> RECORDED INFORMATION
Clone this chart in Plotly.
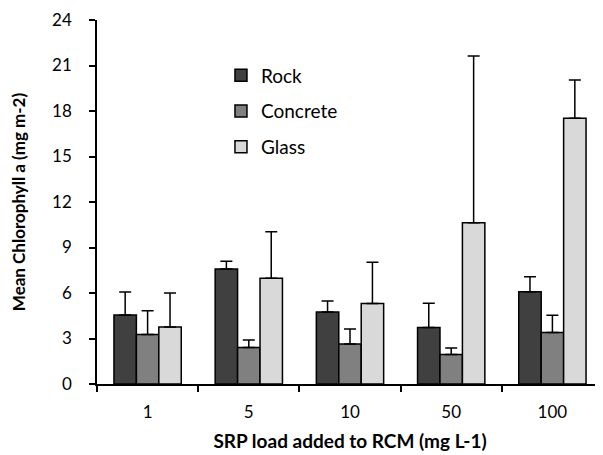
import plotly.graph_objects as go

categories = ["1", "5", "10", "50", "100"]
rock = [4.55, 7.58, 4.75, 3.73, 6.09]
rock_err = [1.51, 0.52, 0.72, 1.59, 0.98]
concrete = [3.27, 2.40, 2.64, 1.95, 3.40]
concrete_err = [1.56, 0.50, 0.98, 0.42, 1.13]
glass = [3.76, 6.97, 5.30, 10.63, 17.53]
glass_err = [2.24, 3.07, 2.72, 10.99, 2.51]

series = [
    ("Rock", rock, rock_err, "#404040"),
    ("Concrete", concrete, concrete_err, "#808080"),
    ("Glass", glass, glass_err, "#D9D9D9"),
]

FONT = "Lato"
FS = 17

fig = go.Figure()
for i, (name, vals, errs, col) in enumerate(series):
    fig.add_trace(go.Bar(
        name=name, x=categories, y=vals,
        marker=dict(color=col, line=dict(color="black", width=1.5)),
        error_y=dict(type="data", array=errs, arrayminus=[0]*len(errs), symmetric=False,
                     color="black", thickness=1.5, width=6),
        legendgroup=name,
    ))

fig.update_layout(
    width=603, height=455,
    margin=dict(l=89, r=8, t=12, b=79, autoexpand=False),
    paper_bgcolor="white", plot_bgcolor="white",
    barmode="group", bargap=0.335, bargroupgap=0,
    font=dict(family=FONT, size=FS, color="black"),
    legend=dict(x=0.245, y=0.9, xanchor="left", yanchor="top",
                bgcolor="rgba(0,0,0,0)", font=dict(size=19, family=FONT),
                traceorder="grouped", tracegroupgap=8, itemwidth=30),
    showlegend=True,
)
fig.update_xaxes(
    type="category", showline=True, linecolor="black", linewidth=1.5,
    ticks="outside", tickson="boundaries", ticklen=6, tickwidth=1.5, tickcolor="black",
    ticklabelstandoff=12,
    showgrid=False,
    title=dict(text="<b>SRP load added to RCM (mg L-1)</b>", font=dict(size=19, family=FONT), standoff=14),
)
fig.update_yaxes(
    range=[0, 24], dtick=3, tick0=0, showline=True, linecolor="black", linewidth=1.5,
    ticks="outside", ticklen=6, tickwidth=1.5, tickcolor="black",
    ticklabelstandoff=14,
    showgrid=False, zeroline=False,
    title=dict(text="<b>Mean Chlorophyll a (mg m-2)</b>", font=dict(size=FS, family=FONT), standoff=28),
)

fig.write_html("out.html")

> WORK REQUIRED
Write out the whole listing again, exactly, with no pictures.

> RESULT BELOW
Clone this chart in Plotly.
import plotly.graph_objects as go

categories = ["1", "5", "10", "50", "100"]
rock = [4.55, 7.58, 4.75, 3.73, 6.09]
rock_err = [1.51, 0.52, 0.72, 1.59, 0.98]
concrete = [3.27, 2.40, 2.64, 1.95, 3.40]
concrete_err = [1.56, 0.50, 0.98, 0.42, 1.13]
glass = [3.76, 6.97, 5.30, 10.63, 17.53]
glass_err = [2.24, 3.07, 2.72, 10.99, 2.51]

series = [
    ("Rock", rock, rock_err, "#404040"),
    ("Concrete", concrete, concrete_err, "#808080"),
    ("Glass", glass, glass_err, "#D9D9D9"),
]

FONT = "Lato"
FS = 17

fig = go.Figure()
for i, (name, vals, errs, col) in enumerate(series):
    fig.add_trace(go.Bar(
        name=name, x=categories, y=vals,
        marker=dict(color=col, line=dict(color="black", width=1.5)),
        error_y=dict(type="data", array=errs, arrayminus=[0]*len(errs), symmetric=False,
                     color="black", thickness=1.5, width=6),
        legendgroup=name,
    ))

fig.update_layout(
    width=603, height=455,
    margin=dict(l=89, r=8, t=12, b=79, autoexpand=False),
    paper_bgcolor="white", plot_bgcolor="white",
    barmode="group", bargap=0.335, bargroupgap=0,
    font=dict(family=FONT, size=FS, color="black"),
    legend=dict(x=0.245, y=0.9, xanchor="left", yanchor="top",
                bgcolor="rgba(0,0,0,0)", font=dict(size=19, family=FONT),
                traceorder="grouped", tracegroupgap=8, itemwidth=30),
    showlegend=True,
)
fig.update_xaxes(
    type="category", showline=True, linecolor="black", linewidth=1.5,
    ticks="outside", tickson="boundaries", ticklen=6, tickwidth=1.5, tickcolor="black",
    ticklabelstandoff=12,
    showgrid=False,
    title=dict(text="<b>SRP load added to RCM (mg L-1)</b>", font=dict(size=19, family=FONT), standoff=14),
)
fig.update_yaxes(
    range=[0, 24], dtick=3, tick0=0, showline=True, linecolor="black", linewidth=1.5,
    ticks="outside", ticklen=6, tickwidth=1.5, tickcolor="black",
    ticklabelstandoff=14,
    showgrid=False, zeroline=False,
    title=dict(text="<b>Mean Chlorophyll a (mg m-2)</b>", font=dict(size=FS, family=FONT), standoff=28),
)

fig.write_html("out.html")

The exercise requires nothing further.